» **INFORMATION SUPPLIED**
————

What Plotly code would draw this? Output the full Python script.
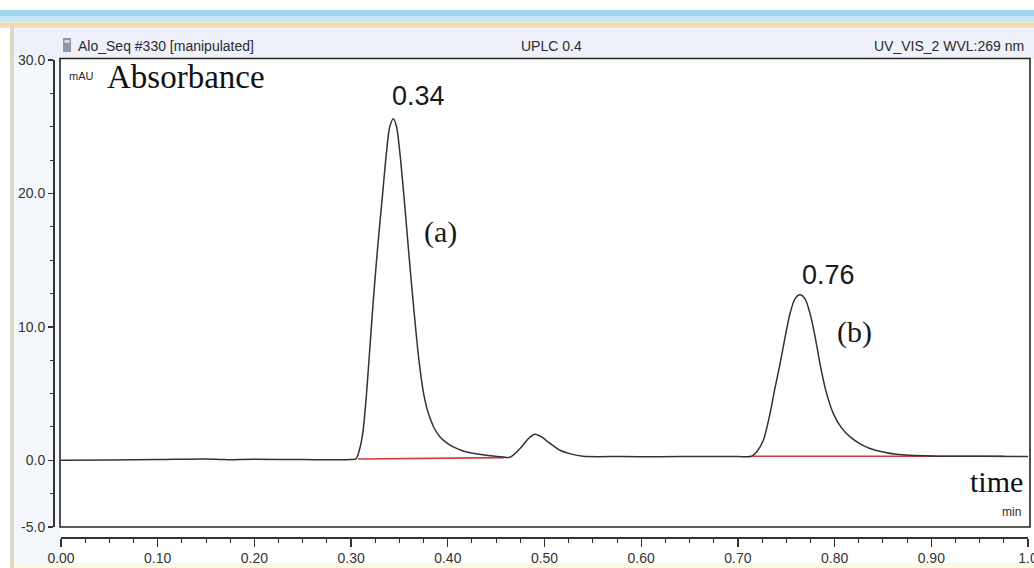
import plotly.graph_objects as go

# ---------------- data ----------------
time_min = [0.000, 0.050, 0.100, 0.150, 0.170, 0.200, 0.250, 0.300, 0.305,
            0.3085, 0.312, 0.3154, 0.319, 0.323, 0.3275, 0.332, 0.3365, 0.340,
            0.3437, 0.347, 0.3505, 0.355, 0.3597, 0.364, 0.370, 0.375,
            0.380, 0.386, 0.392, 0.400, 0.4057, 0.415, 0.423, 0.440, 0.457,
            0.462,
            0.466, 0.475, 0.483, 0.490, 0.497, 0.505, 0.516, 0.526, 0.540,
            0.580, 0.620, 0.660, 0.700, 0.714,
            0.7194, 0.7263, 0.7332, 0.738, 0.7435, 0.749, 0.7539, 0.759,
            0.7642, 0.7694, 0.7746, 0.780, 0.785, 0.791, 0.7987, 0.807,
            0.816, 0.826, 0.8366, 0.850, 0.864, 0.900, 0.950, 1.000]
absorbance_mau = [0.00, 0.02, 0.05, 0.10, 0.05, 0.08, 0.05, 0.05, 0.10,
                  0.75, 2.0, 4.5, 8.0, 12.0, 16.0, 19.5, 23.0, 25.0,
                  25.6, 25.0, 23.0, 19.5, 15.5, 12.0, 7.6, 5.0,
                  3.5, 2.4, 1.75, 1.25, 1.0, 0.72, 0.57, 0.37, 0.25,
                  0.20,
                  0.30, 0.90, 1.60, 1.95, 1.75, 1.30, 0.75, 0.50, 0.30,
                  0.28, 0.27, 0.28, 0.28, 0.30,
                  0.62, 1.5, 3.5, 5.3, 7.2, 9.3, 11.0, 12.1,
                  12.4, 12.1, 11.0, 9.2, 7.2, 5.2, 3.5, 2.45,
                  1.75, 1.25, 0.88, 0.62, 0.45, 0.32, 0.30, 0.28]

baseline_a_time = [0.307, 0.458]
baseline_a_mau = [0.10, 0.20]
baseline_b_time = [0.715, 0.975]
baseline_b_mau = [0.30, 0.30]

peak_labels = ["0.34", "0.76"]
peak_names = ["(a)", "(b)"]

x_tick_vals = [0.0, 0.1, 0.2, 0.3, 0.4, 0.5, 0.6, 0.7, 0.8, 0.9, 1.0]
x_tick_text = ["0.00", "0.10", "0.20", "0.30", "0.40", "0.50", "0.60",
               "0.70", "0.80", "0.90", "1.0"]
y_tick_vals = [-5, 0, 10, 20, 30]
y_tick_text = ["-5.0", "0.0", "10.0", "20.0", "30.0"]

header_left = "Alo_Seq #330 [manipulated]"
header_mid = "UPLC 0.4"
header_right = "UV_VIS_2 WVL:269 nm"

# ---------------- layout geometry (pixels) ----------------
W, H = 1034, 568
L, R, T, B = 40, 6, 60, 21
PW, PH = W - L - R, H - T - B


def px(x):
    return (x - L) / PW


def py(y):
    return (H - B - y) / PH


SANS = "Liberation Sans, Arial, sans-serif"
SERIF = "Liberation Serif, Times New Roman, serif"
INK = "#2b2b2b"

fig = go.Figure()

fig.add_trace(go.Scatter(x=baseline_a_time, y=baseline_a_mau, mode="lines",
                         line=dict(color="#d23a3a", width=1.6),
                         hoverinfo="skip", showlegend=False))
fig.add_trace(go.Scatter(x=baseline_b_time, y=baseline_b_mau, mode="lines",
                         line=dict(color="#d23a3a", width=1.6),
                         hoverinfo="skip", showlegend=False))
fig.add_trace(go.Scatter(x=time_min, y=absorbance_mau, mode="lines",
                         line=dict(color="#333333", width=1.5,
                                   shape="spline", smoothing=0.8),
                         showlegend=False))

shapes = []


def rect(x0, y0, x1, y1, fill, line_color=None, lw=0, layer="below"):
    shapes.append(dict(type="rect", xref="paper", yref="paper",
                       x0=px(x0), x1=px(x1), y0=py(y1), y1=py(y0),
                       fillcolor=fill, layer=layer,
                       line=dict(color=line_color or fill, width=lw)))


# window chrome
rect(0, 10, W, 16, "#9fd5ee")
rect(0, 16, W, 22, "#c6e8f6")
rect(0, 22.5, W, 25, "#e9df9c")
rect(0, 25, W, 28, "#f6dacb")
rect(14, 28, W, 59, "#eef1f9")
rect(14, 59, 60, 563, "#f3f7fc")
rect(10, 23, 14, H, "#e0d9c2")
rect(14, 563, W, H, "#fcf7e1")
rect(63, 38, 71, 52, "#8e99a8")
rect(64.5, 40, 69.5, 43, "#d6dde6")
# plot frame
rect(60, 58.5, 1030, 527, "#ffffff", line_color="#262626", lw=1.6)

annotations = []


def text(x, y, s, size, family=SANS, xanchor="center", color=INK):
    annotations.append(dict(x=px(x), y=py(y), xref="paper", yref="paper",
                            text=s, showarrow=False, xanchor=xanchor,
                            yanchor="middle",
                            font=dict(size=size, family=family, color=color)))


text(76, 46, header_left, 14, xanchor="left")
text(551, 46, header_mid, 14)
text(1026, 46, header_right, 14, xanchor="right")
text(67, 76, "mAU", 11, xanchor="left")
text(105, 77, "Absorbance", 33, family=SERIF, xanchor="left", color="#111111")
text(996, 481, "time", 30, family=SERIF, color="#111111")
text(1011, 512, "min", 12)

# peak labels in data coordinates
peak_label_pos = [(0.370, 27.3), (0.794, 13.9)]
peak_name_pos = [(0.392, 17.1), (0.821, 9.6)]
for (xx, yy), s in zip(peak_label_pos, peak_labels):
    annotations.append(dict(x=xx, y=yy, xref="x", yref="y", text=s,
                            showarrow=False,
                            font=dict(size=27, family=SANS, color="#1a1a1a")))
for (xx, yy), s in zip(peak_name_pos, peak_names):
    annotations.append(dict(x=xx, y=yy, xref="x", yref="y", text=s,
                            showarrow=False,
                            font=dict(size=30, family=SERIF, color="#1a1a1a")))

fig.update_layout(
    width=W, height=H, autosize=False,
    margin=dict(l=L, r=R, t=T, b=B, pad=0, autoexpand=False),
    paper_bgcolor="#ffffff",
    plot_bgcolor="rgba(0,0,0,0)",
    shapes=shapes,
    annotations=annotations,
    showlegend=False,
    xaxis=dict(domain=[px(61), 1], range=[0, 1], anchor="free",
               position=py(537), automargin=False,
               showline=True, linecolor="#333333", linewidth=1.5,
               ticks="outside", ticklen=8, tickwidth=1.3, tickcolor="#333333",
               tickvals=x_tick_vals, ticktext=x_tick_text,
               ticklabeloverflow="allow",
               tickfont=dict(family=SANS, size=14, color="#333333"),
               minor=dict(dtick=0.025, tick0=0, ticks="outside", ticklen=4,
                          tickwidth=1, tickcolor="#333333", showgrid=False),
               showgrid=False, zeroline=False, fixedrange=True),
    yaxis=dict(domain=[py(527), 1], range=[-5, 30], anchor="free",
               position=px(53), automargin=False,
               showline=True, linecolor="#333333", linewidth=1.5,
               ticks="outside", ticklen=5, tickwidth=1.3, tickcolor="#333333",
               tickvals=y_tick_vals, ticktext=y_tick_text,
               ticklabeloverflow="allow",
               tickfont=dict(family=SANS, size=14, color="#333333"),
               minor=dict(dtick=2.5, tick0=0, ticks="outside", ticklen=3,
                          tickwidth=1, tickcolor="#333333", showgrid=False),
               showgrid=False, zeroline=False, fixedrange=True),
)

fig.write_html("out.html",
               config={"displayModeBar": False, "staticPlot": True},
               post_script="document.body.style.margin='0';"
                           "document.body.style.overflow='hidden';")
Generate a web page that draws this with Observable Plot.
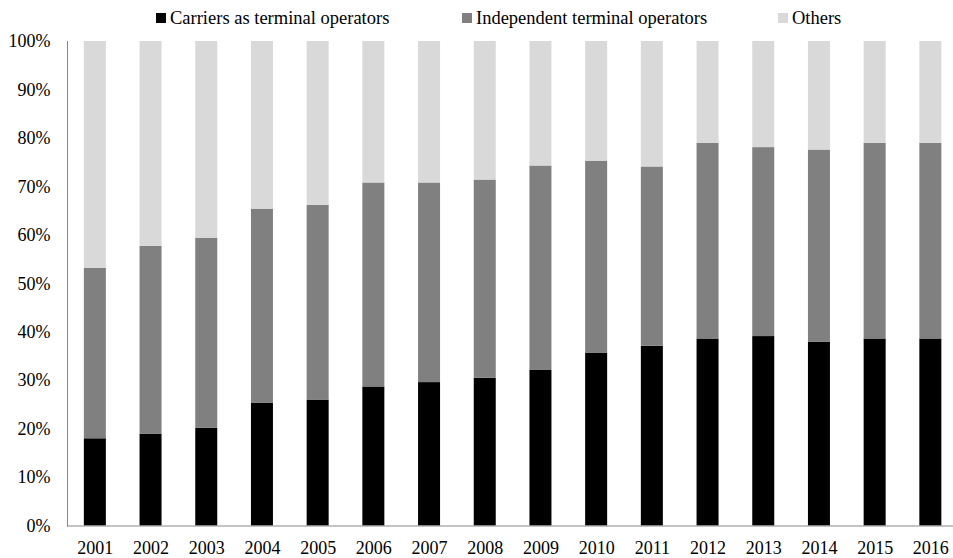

————

» **WHAT THE EXERCISE ASKS**
Search the lines for "this". Copy each line that has it.

» **RESULT**
What Plotly code would draw this? Output the full Python script.
Generate a web page that draws this with Observable Plot.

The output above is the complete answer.